Netanyahu is set to meet the president — in Washington, rather than as previously thought at the UN General Assembly in New York — between September 28 and October 1. The prime minister, Channel 10 News reported Monday, could not possibly order an Israeli strike on Iran prior to that meeting, where the Iranian threat would presumably be the main subject of discussion. Neither could he order an attack before his tentatively scheduled address to the General Assembly a few days earlier, on September 27 — his last appeal to the international community for firmer action to thwart Iran, according to Channel 10.

The timeframe for an Israeli attack, the report suggested, would thus be sometime between October 2 and the presidential elections on November 6. Immediately after the US elections, Israel could presumably not defy a newly elected president. And fairly soon after that, it might be too late for Israel to stop Iran because of the Iranians’ progress and the limitations of Israel’s military capacity.

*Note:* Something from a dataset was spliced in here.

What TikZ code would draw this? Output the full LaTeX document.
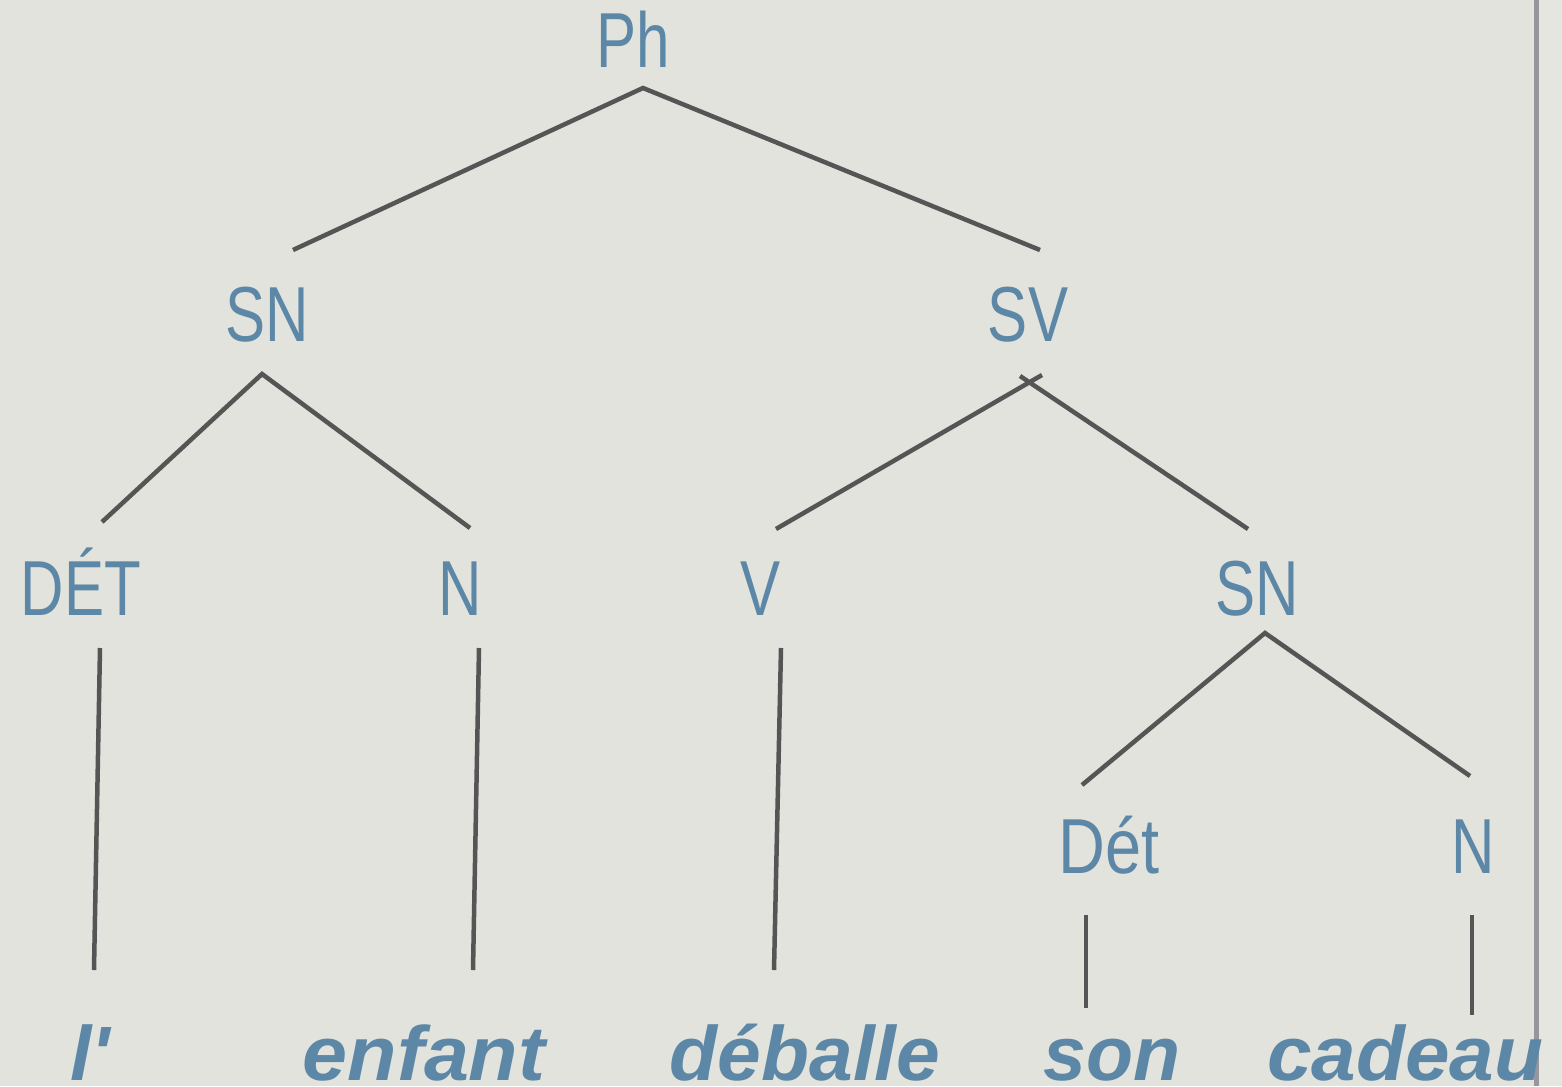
\documentclass[tikz,border=0pt]{standalone}
\usepackage{fontspec}
\setmainfont{Liberation Sans}
\definecolor{bgc}{RGB}{226,227,220}
\definecolor{bgr}{RGB}{229,230,224}
\definecolor{txt}{RGB}{92,135,167}
\definecolor{edge}{RGB}{85,85,85}
\definecolor{rule}{RGB}{150,150,156}
\begin{document}
\begin{tikzpicture}[x=1pt,y=-1pt,
  cat/.style={inner sep=0pt,anchor=base,text=txt,xscale=0.77,
    font=\fontsize{78}{90}\selectfont},
  word/.style={inner sep=0pt,anchor=base,text=txt,
    font=\fontsize{77}{90}\selectfont\bfseries\itshape},
  br/.style={draw=edge,line width=4.5pt}]
\useasboundingbox (0,0) rectangle (1562,1086);
\fill[bgc] (0,0) rectangle (1562,1086);
\fill[bgr] (1537,0) rectangle (1562,1086);
\draw[rule,line width=4.5pt] (1536.5,0) -- (1536.5,1086);
% category nodes
\node[cat] (ph) at (633,68) {Ph};
\node[cat] (sn1) at (267,341) {SN};
\node[cat] (sv) at (1028,341) {SV};
\node[cat] (det1) at (81,615) {DÉT};
\node[cat] (n1) at (460,615) {N};
\node[cat] (v) at (761,615) {V};
\node[cat] (sn2) at (1257,615) {SN};
\node[cat,xscale=1.08] (det2) at (1109,873) {Dét};
\node[cat] (n2) at (1473,873) {N};
% words
\node[word] (w1) at (90,1080) {l\textquotesingle};
\node[word,xscale=1.05] (w2) at (424,1080) {enfant};
\node[word,xscale=1.02] (w3) at (805,1080) {déballe};
\node[word] (w4) at (1112,1080) {son};
\node[word,xscale=1.04] (w5) at (1405,1080) {cadeau};
% branch end points
\coordinate (ph-b) at (643,88);
\coordinate (sn1-t) at (293,250);
\coordinate (sv-t) at (1040,250);
\coordinate (sn1-b) at (262,374);
\coordinate (det1-t) at (102,522);
\coordinate (n1-t) at (470,528);
\coordinate (sv-bl) at (1042,375);
\coordinate (sv-br) at (1020,376);
\coordinate (v-t) at (776,529);
\coordinate (sn2-t) at (1248,529);
\coordinate (det1-b) at (100,648);
\coordinate (w1-t) at (94,970);
\coordinate (n1-b) at (479,648);
\coordinate (w2-t) at (473,970);
\coordinate (v-b) at (781,648);
\coordinate (w3-t) at (774,970);
\coordinate (sn2-b) at (1265,633);
\coordinate (det2-t) at (1082,785);
\coordinate (n2-t) at (1470,776);
\coordinate (det2-b) at (1086,915);
\coordinate (w4-t) at (1086,1008);
\coordinate (n2-b) at (1472,915);
\coordinate (w5-t) at (1472,1015);
% branches
\draw[br] (sn1-t) -- (ph-b) -- (sv-t);
\draw[br] (det1-t) -- (sn1-b) -- (n1-t);
\draw[br] (sv-bl) -- (v-t);
\draw[br] (sv-br) -- (sn2-t);
\draw[br] (det2-t) -- (sn2-b) -- (n2-t);
\draw[br] (det1-b) -- (w1-t);
\draw[br] (n1-b) -- (w2-t);
\draw[br] (v-b) -- (w3-t);
\draw[br] (det2-b) -- (w4-t);
\draw[br] (n2-b) -- (w5-t);
\end{tikzpicture}
\end{document}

Channel 10 went on to predict the likely consequences of an Israeli attack in terms of retaliatory missiles fired by Iran and its allies such as Syria, Hezbollah in Lebanon and Hamas in the Gaza Strip.

While Israel’s conflict with Hezbollah in 2006 saw 4,500 rockets and missiles fired into Israel, an Israeli attack on Iran would prompt the firing of 50,000 missiles into Israel, the report said, citing what it said were “assessments in Jerusalem.” The death toll would be estimated 500 Israelis, it said, citing a figure mentioned in the past by Barak.

The Maariv daily reported on Monday morning that, were Israel to attack Iran, Washington would provide Israel with an air defense “umbrella” against the anticipated retaliation by Tehran and its proxies.

Messages passed from Republican and Democrat policy makers in Washington to Israeli counterparts suggest that should Israel decide to bomb Iran in advance of the US presidential elections in November, Obama would order the American armed forces to join in the military effort, the paper said.

Such an intervention, the sources explained, would all but guarantee Obama a second term in office. If he chose not to act, the president would likely be handing the office over to the Republicans, they said.

Advisers close to Republican candidate Mitt Romney and Israeli ambassador to the US Michael Oren were among those who passed the messages between Washington and Jerusalem, Maariv claimed. The Israeli embassy in Washington declined to respond to the report.